For these are vast revolutions from reflex action to instinct, and from instinct to the reign of the individual will, and from appetite to selfishness on the ground of higher motives, and from immediate gratification to prudential considerations. And the crowning change of all is from selfishness to love. And each one of them takes time. Remember that the Old Testament history is the record of how God taught one little people that there is but one God, Jehovah. Think of the struggles, defeats, and captivities which the Israelites had to undergo before they learned this lesson, and even then only a fraction of the people ever learned it at all. As the prophet foretold, so it came to pass. Though Israel was as the sand by the sea-shore, but a remnant was saved.

But while we seek to do full justice to the animal, let us not underestimate the vast differences between it and man. The true evolutionist takes no low view of man's present actual attainments; in his possibilities he has a larger faith than that of the disbeliever in evolution. In intelligence and thought, in will power and freedom of choice, in one word, in all that makes up character and personality, man is immeasurably superior to the animal. These powers raise him to a new plane of being, give him an indefinitely higher and broader life, and his appearance marks a new era. He alone is a moral, responsible being, to a certain extent the former of his own destiny and recorder of his doom, if he fails. This gives to all his actions a peculiar stamp of a dignity only his. What he is and is to be we must attempt to trace in another lecture. But to one or two characteristic results of his progress we must call attention here.

The principal subject of man's study is not so much the things which surround him as his relation to them and theirs to each other. His environment has become really one, not so much one of tangible and visible objects as of invisible relations. And these will demand endless investigation. The more he studies them the more wonderful do they become. The vein broadens and grows indefinitely richer the deeper he searches into it. We find thus the purpose of the intellect; it is to study environment.

And now a little about motives. The animal begins with appetite, and some animals and men never get any farther. And yet how easily this appetite for food is satiated! We all remember our experiences as children around the Thanksgiving or Christmas table. What a disappointment it was to us to find how soon our appetite had forsaken us, and that we had lost the power of enjoying the delicacies which we had most anticipated. And over-indulgence often brought sad results and was followed by a period of penitential fasting. And the appetites for sense gratification must always lead to this result. They not only crave things which "perish with the using;" temporarily at least, often permanently, the appetite itself perishes with the gratification.

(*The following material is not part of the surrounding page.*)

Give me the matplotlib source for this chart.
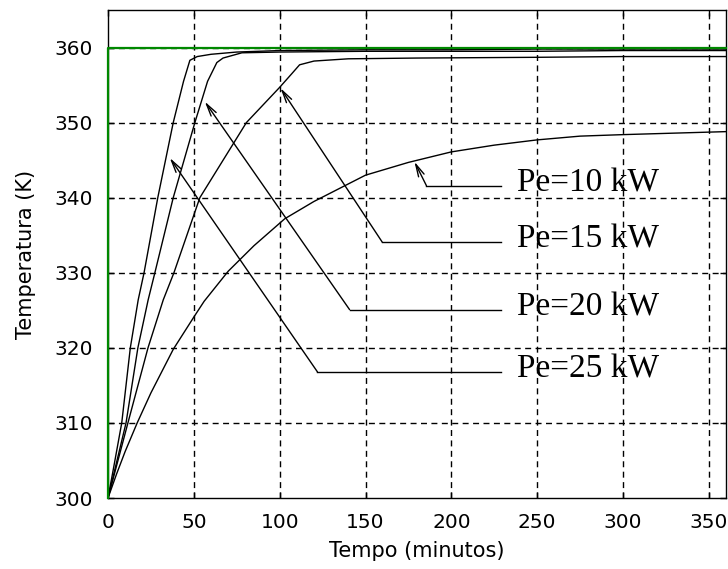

But what of the appetite, if you will pardon the expression, for truth and right? All attainment only strengthens it; and, instead of enslaving, it makes men ever more free. And yet what a power there is in the appetite for truth and righteousness? In obedience to it man gives his body to be burned, or pours out his life-blood drop by drop for its attainment, and rejoices in the sacrifice. There are victims to appetite: there are only martyrs to truth. This soul hunger for truth and right, growing more intense as the soul is filled with the object of desire, is the only one capable of indefinite development and dominance of the will. This must be and is the mental goal of animal development, if man has a future corresponding in length at all to his past. Otherwise the history of life becomes a "story told by an idiot." For its satisfaction is the only one which never causes satiety, and of which over-indulgence is impossible. All others lead only to a slough of despond, or the deeper and more treacherous slough of contentment, beyond which rise no delectable mountains or golden city.